After ten minutes of no sighting or communication with the aircraft, the base dispatched rescue teams to seek the jet. Around 3 p.m., crews found the burning, charred plane among the trees and snow of the Russian countryside. The accident looks unsurvivable. While Seryogin's body was identified, there was hope that Gagarin had ejected before impact. That hope dissipated the next day when Gagarin's remains were found not far from the plane's wreckage. His ashes were buried alongside other Soviet luminaries along the Kremlin Wall.

With the world mourning, Soviet authorities hastily assembled a commission to determine the cause of the crash. In November of 1968, the USSR's State Commission filed a 29-volume investigative report that was basically inconclusive.

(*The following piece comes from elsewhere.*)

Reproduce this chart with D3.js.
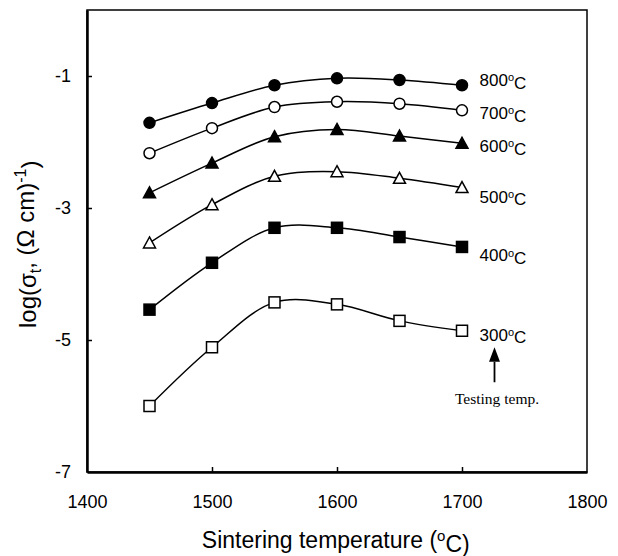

Proposing several theories but never providing irrefutable evidence for any of them, the report said the pilots probably swerved to avoid hitting a weather balloon or a bird, which caused them to go into a tailspin from which they never recovered. In other words, it was pilot error, not a systematic or mechanical problem. Shortly thereafter, Communist party head Leonid Brezhnev closed the investigation and deemed it top secret. The people who investigated and wrote the report were told not to publish their own conclusions because it could "unsettle" the nation.

Drunks, Double Agents, and UFOs

A national hero dies under mysterious circumstances. The report can't pin down a reason. A restrictive government seals the results. It's the perfect recipe for conspiracy theories, and Gagarin's death inspired ideas that persisted for decades, some more plausible than others.

One said Gagarin was drunk. Another proposed that he and Seryogin were joy-riding and taking potshots at deer below. A persistent rumor was that Gagarin was sabotaged by Brezhnev, jealous of the cosmonaut's popularity. Maybe a UFO encounter caused the crash (no doubt fueled by Gagarin supposed belief in them).